Instruction ->
Repeat verbatim the lines from the one containing "Write the Plotly code for this chart." to the one containing "cap_h = 66 /", ends included, minus any pictures.

Entries ->
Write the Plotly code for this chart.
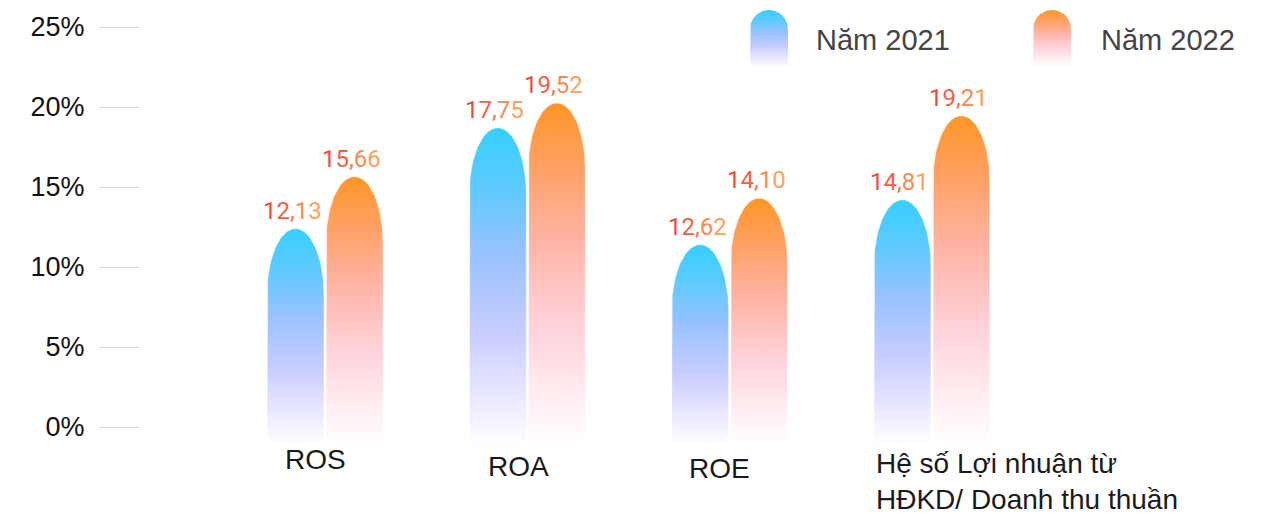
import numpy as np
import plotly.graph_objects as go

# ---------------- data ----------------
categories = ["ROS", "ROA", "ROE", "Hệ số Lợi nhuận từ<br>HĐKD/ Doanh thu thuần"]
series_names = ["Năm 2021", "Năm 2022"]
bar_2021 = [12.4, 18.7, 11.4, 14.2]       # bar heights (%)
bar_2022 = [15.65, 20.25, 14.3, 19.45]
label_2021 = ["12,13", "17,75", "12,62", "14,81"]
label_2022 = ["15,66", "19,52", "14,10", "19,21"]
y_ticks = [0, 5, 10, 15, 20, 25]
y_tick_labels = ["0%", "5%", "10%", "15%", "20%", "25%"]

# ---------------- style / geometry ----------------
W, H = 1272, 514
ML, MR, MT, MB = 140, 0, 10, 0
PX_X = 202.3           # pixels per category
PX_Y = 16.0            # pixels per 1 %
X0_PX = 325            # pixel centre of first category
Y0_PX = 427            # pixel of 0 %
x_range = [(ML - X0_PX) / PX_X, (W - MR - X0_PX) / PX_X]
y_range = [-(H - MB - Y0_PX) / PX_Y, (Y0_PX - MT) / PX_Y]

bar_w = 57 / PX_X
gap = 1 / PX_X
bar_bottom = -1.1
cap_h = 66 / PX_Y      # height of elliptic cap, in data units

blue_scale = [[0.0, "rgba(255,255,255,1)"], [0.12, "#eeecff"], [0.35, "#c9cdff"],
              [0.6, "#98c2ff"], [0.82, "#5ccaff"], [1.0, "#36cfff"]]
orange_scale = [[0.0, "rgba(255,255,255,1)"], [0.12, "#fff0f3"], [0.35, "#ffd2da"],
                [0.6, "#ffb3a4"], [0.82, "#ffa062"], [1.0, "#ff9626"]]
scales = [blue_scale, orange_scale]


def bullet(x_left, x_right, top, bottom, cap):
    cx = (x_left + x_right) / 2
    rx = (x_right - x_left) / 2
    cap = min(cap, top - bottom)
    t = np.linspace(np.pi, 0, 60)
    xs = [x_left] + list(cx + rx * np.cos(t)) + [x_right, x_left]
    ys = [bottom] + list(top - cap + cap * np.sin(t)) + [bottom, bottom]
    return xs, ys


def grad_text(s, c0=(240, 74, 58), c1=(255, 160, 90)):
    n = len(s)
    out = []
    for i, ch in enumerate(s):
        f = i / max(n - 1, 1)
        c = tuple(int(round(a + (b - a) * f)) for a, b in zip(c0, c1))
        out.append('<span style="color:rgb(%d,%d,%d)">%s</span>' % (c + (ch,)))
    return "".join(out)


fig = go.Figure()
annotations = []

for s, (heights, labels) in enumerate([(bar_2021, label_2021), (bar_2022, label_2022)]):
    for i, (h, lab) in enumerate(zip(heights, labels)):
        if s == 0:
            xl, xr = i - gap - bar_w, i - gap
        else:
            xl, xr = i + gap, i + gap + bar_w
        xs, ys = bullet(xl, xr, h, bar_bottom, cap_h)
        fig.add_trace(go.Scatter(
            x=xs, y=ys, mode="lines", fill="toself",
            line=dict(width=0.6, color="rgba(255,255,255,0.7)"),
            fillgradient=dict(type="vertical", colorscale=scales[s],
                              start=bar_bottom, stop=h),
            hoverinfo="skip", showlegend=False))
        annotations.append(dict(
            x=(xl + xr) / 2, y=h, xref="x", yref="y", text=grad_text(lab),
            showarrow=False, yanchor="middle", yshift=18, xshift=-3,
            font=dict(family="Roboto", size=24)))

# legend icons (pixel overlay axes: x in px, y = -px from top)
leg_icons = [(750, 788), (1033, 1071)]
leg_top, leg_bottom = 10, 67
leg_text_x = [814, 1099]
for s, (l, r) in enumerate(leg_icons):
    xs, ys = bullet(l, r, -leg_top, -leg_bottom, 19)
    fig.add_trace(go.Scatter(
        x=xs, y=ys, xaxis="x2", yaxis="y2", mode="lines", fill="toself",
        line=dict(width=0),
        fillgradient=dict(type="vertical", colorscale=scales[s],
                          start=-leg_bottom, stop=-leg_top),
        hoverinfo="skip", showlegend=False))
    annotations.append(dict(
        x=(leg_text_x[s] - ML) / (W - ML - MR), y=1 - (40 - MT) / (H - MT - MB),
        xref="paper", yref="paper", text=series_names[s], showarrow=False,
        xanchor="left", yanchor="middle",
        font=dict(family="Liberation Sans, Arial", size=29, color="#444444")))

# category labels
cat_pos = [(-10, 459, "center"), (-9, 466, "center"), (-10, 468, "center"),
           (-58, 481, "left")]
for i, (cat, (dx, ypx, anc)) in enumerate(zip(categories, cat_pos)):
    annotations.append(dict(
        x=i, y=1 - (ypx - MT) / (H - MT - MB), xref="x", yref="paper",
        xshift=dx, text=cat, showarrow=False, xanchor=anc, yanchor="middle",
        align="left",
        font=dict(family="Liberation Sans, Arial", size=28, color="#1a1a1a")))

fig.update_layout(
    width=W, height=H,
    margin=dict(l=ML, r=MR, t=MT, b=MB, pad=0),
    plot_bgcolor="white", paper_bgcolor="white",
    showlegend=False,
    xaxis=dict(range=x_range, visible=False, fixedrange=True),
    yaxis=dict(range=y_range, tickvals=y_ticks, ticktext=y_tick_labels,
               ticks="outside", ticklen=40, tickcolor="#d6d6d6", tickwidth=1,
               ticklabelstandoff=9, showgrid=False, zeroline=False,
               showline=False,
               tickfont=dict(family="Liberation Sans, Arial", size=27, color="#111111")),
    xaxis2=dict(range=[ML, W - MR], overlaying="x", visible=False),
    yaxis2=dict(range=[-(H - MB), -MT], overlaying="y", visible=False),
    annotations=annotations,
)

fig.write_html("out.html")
---
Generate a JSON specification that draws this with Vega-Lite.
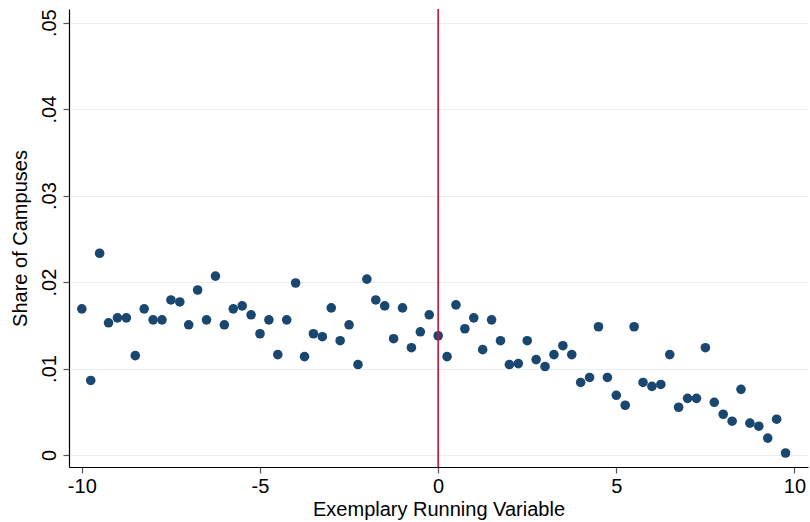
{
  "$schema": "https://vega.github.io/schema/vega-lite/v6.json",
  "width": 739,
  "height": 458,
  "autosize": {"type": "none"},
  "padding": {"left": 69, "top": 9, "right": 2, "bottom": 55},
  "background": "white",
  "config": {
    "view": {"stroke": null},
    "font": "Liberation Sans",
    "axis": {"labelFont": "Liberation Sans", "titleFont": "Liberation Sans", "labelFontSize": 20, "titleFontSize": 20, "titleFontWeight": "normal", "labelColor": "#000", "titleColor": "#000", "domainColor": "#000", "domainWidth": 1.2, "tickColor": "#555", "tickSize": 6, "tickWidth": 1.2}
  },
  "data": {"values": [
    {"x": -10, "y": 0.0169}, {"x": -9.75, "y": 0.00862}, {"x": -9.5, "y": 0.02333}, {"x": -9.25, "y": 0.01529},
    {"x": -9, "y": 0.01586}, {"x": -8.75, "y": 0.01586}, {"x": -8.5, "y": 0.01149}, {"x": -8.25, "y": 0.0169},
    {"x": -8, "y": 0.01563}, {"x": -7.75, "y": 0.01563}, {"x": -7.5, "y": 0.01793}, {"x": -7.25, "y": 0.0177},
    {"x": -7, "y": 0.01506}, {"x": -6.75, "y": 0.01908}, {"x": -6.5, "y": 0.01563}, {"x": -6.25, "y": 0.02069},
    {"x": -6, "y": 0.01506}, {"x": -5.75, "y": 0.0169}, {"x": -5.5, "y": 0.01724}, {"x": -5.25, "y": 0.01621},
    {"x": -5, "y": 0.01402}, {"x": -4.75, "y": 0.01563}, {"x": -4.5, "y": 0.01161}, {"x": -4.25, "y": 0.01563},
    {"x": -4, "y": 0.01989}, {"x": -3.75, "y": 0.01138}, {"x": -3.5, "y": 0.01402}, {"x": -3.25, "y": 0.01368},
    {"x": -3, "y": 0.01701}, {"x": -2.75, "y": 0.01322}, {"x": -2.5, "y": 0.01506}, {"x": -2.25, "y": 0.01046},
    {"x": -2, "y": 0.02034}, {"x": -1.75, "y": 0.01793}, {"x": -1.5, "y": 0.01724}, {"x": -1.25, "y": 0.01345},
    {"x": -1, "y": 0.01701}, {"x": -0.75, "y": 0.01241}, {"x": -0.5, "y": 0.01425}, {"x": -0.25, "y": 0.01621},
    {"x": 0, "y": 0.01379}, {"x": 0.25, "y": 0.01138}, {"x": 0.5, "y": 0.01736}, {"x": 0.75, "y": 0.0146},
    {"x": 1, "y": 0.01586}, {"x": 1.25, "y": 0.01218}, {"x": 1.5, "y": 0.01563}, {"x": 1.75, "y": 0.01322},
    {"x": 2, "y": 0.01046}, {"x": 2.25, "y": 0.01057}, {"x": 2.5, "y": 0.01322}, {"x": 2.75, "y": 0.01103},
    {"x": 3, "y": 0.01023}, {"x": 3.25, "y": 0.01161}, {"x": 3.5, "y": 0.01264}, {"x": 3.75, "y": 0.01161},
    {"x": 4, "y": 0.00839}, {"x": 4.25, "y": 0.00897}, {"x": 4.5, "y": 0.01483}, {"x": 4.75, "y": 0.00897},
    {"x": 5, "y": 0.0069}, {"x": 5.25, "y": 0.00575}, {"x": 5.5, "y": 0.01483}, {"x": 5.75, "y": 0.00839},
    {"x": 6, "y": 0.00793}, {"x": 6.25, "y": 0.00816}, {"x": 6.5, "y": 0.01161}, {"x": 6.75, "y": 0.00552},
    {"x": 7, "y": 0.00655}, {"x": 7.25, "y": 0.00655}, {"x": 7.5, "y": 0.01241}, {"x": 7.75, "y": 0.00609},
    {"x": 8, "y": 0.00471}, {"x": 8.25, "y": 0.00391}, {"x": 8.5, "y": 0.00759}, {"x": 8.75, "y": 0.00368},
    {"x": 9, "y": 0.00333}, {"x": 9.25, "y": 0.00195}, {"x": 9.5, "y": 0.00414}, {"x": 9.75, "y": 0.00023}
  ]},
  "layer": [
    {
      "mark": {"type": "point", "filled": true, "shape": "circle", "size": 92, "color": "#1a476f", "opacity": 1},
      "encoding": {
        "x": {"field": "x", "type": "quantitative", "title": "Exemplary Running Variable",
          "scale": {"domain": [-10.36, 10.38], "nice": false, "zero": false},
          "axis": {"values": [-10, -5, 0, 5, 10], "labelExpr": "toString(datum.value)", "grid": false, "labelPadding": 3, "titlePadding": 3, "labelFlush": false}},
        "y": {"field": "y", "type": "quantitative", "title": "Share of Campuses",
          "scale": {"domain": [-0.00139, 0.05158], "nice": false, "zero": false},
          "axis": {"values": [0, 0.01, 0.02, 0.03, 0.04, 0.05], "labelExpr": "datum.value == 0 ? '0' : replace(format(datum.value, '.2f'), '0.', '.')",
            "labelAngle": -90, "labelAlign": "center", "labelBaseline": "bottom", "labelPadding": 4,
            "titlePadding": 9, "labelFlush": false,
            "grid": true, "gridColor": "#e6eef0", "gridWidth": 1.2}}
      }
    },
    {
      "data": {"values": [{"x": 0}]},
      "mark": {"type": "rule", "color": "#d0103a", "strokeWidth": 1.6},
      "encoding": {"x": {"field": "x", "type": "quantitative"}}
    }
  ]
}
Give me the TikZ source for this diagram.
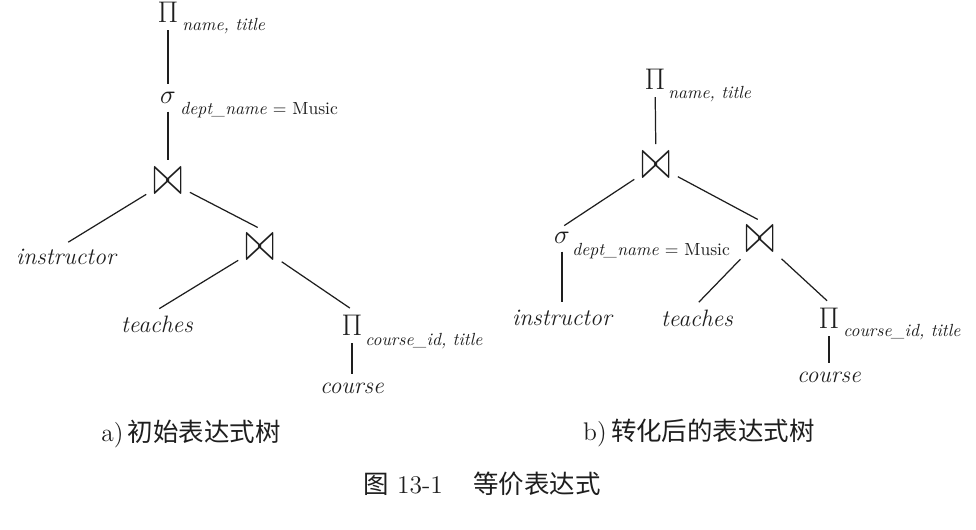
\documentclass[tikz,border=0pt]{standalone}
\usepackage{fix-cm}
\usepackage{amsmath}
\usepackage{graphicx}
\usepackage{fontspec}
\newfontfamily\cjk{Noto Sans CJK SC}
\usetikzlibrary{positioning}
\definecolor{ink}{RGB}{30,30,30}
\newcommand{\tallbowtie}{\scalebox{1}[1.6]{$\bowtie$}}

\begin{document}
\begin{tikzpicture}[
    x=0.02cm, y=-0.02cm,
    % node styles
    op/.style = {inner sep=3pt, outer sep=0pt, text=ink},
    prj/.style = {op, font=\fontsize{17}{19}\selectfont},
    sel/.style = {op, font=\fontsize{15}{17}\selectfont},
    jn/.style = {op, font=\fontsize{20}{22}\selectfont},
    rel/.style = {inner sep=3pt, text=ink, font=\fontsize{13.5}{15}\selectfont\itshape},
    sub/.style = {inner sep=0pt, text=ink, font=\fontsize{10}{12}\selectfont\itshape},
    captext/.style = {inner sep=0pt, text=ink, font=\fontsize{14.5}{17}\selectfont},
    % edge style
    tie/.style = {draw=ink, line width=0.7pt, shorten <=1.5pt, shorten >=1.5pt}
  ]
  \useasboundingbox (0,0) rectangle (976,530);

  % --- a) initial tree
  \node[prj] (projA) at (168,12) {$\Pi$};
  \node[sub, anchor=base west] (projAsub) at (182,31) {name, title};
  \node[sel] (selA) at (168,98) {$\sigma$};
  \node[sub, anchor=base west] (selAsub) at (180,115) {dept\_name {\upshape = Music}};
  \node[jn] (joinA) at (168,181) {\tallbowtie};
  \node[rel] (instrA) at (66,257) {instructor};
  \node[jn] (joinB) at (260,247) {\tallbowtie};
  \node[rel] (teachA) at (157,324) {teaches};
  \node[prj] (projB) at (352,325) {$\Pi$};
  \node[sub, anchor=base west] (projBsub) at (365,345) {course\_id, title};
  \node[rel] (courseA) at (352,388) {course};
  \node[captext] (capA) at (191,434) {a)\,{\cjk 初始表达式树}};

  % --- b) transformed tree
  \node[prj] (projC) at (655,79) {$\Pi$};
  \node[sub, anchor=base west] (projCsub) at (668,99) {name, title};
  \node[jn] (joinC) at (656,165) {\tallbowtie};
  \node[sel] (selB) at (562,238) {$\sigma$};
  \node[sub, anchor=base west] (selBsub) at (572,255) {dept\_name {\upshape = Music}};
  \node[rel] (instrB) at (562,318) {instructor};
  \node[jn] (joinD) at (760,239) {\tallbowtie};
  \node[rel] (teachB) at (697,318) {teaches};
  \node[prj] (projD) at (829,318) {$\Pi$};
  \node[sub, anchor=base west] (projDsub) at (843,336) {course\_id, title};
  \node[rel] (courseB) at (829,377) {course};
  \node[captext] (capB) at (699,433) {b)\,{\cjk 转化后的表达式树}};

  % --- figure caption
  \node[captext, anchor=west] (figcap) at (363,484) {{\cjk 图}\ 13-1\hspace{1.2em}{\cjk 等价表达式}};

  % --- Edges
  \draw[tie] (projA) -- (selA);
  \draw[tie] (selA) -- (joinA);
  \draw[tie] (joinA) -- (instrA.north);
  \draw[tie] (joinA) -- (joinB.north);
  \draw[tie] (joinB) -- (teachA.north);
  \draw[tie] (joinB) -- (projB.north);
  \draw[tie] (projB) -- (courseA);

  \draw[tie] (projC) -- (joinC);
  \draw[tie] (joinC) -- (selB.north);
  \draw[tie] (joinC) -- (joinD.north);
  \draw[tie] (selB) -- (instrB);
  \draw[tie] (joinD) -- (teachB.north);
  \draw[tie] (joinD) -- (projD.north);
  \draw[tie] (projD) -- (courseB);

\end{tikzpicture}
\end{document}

Full response ->
Write the Plotly code for this chart.
import numpy as np
import plotly.graph_objects as go

# ---------------- data ----------------
categories = ["ROS", "ROA", "ROE", "Hệ số Lợi nhuận từ<br>HĐKD/ Doanh thu thuần"]
series_names = ["Năm 2021", "Năm 2022"]
bar_2021 = [12.4, 18.7, 11.4, 14.2]       # bar heights (%)
bar_2022 = [15.65, 20.25, 14.3, 19.45]
label_2021 = ["12,13", "17,75", "12,62", "14,81"]
label_2022 = ["15,66", "19,52", "14,10", "19,21"]
y_ticks = [0, 5, 10, 15, 20, 25]
y_tick_labels = ["0%", "5%", "10%", "15%", "20%", "25%"]

# ---------------- style / geometry ----------------
W, H = 1272, 514
ML, MR, MT, MB = 140, 0, 10, 0
PX_X = 202.3           # pixels per category
PX_Y = 16.0            # pixels per 1 %
X0_PX = 325            # pixel centre of first category
Y0_PX = 427            # pixel of 0 %
x_range = [(ML - X0_PX) / PX_X, (W - MR - X0_PX) / PX_X]
y_range = [-(H - MB - Y0_PX) / PX_Y, (Y0_PX - MT) / PX_Y]

bar_w = 57 / PX_X
gap = 1 / PX_X
bar_bottom = -1.1
cap_h = 66 / PX_Y      # height of elliptic cap, in data units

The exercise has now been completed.